New York City HHC Former Employee Inappropriately Accesses PHI

May 22, 2015
The New York City Health and Hospitals Corporation (HHC) has notified approximately 90,000 patients that one of the medical organization's former employees inappropriately accessed their protected health information (PHI).
The New York City Health and Hospitals Corporation (HHC) has notified approximately 90,000 patients that one of the medical organization's former employees inappropriately accessed their protected health information (PHI). 
The former employee worked at Jacobi Medical Center (JMC), which is operated by HHC. The incident in question, which occurred on February 19, 2015, was discovered on February 27, 2015 when, in the course of HHC’s monitoring of outgoing emails, the organization identified a number of emails containing files of PHI that were accessed by a former Jacobi employee after her employment ended earlier in the month. 

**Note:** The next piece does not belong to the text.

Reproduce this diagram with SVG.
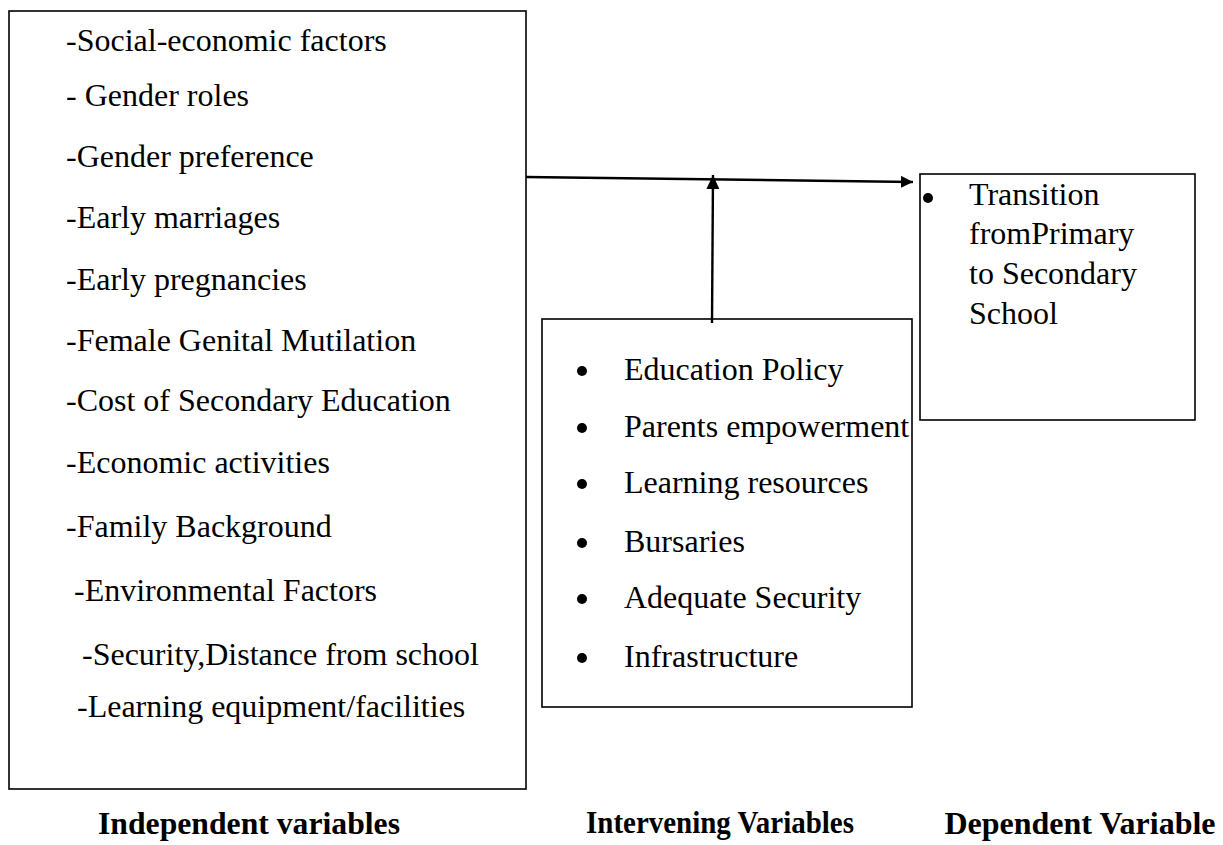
<svg xmlns="http://www.w3.org/2000/svg" width="1223" height="845" viewBox="0 0 1223 845">
<defs>
<style>
.box{fill:#fff;stroke:#000;stroke-width:1.6}
.t{font-family:"Liberation Serif","Times New Roman",serif;font-size:32px;fill:#000}
.lbl{font-family:"Liberation Serif","Times New Roman",serif;font-size:32px;font-weight:bold;fill:#000}
.conn{stroke:#000;stroke-width:2.4;fill:none}
</style>
<marker id="ah" viewBox="0 0 12 12" refX="12" refY="6" markerWidth="12" markerHeight="12" markerUnits="userSpaceOnUse" orient="auto">
<path d="M0,0 L12,6 L0,12 Z" fill="#000"/>
</marker>
<marker id="ah2" viewBox="0 0 14 13" refX="14" refY="6.5" markerWidth="14" markerHeight="13" markerUnits="userSpaceOnUse" orient="auto">
<path d="M0,0 L14,6.5 L0,13 Z" fill="#000"/>
</marker>
</defs>
<rect width="1223" height="845" fill="#fff"/>

<g id="independent">
<rect class="box" x="9" y="11" width="517" height="778"/>
<text class="t" x="66" y="51">-Social-economic factors</text>
<text class="t" x="66" y="106">- Gender roles</text>
<text class="t" x="66" y="167">-Gender preference</text>
<text class="t" x="66" y="228">-Early marriages</text>
<text class="t" x="66" y="290">-Early pregnancies</text>
<text class="t" x="66" y="351">-Female Genital Mutilation</text>
<text class="t" x="66" y="411">-Cost of Secondary Education</text>
<text class="t" x="66" y="473">-Economic activities</text>
<text class="t" x="66" y="537">-Family Background</text>
<text class="t" x="74" y="601">-Environmental Factors</text>
<text class="t" x="82" y="665">-Security,Distance from school</text>
<text class="t" x="77" y="717">-Learning equipment/facilities</text>
</g>

<g id="intervening">
<rect class="box" x="542" y="319" width="370" height="388"/>
<g fill="#000">
<circle cx="582" cy="371" r="5"/>
<circle cx="582" cy="428" r="5"/>
<circle cx="582" cy="484" r="5"/>
<circle cx="582" cy="543" r="5"/>
<circle cx="582" cy="599" r="5"/>
<circle cx="582" cy="658" r="5"/>
</g>
<text class="t" x="624" y="380">Education Policy</text>
<text class="t" x="624" y="437">Parents empowerment</text>
<text class="t" x="624" y="493">Learning resources</text>
<text class="t" x="624" y="552">Bursaries</text>
<text class="t" x="624" y="608">Adequate Security</text>
<text class="t" x="624" y="667">Infrastructure</text>
</g>

<g id="dependent">
<rect class="box" x="920" y="174" width="275" height="246"/>
<circle cx="928" cy="198" r="5" fill="#000"/>
<text class="t" x="969" y="205">Transition</text>
<text class="t" x="969" y="244">fromPrimary</text>
<text class="t" x="969" y="284">to Secondary</text>
<text class="t" x="969" y="324">School</text>
</g>

<g id="connectors">
<line class="conn" x1="526" y1="177" x2="913" y2="182" marker-end="url(#ah)"/>
<line class="conn" x1="712" y1="323" x2="713" y2="175" marker-end="url(#ah2)"/>
</g>

<g id="labels">
<text class="lbl" x="98" y="834" textLength="302" lengthAdjust="spacingAndGlyphs">Independent variables</text>
<text class="lbl" x="586" y="833" font-size="29" textLength="268" lengthAdjust="spacingAndGlyphs">Intervening Variables</text>
<text class="lbl" x="1080" y="834" font-size="28.5" text-anchor="middle">Dependent Variable</text>
</g>
</svg>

The former employee sent these files to her personal email account. She also sent these files to the email account of her new employer, which is a New York City agency that works closely with HHC, the organization said in a statement on its website. According to the former employee, she accessed and sent the subject files to these email accounts in the event that in the future she had to respond to questions about her past work at JMC.   
While there is no indication that the former employer improperly used the information in these files, or that her new employer, an agency of the City of New York, has accessed, viewed or used these files, JMC says it has taken a number of steps in response. First, the organization interviewed the former employee, who said that the information she accessed was not further disseminated and was subsequently deleted from her personal computer and personal e-mail account. 
A later forensic review of her personal computer and confirmed that the information was in fact deleted and had not been forwarded further from that computer. Additionally, the City agency, where the former employee now works, has advised JMC that they examined their information and email systems, as well as the computer they assigned to the former JMC employee, and they advised HHC that, after a diligent search, the subject files were not present on their systems or computer devices.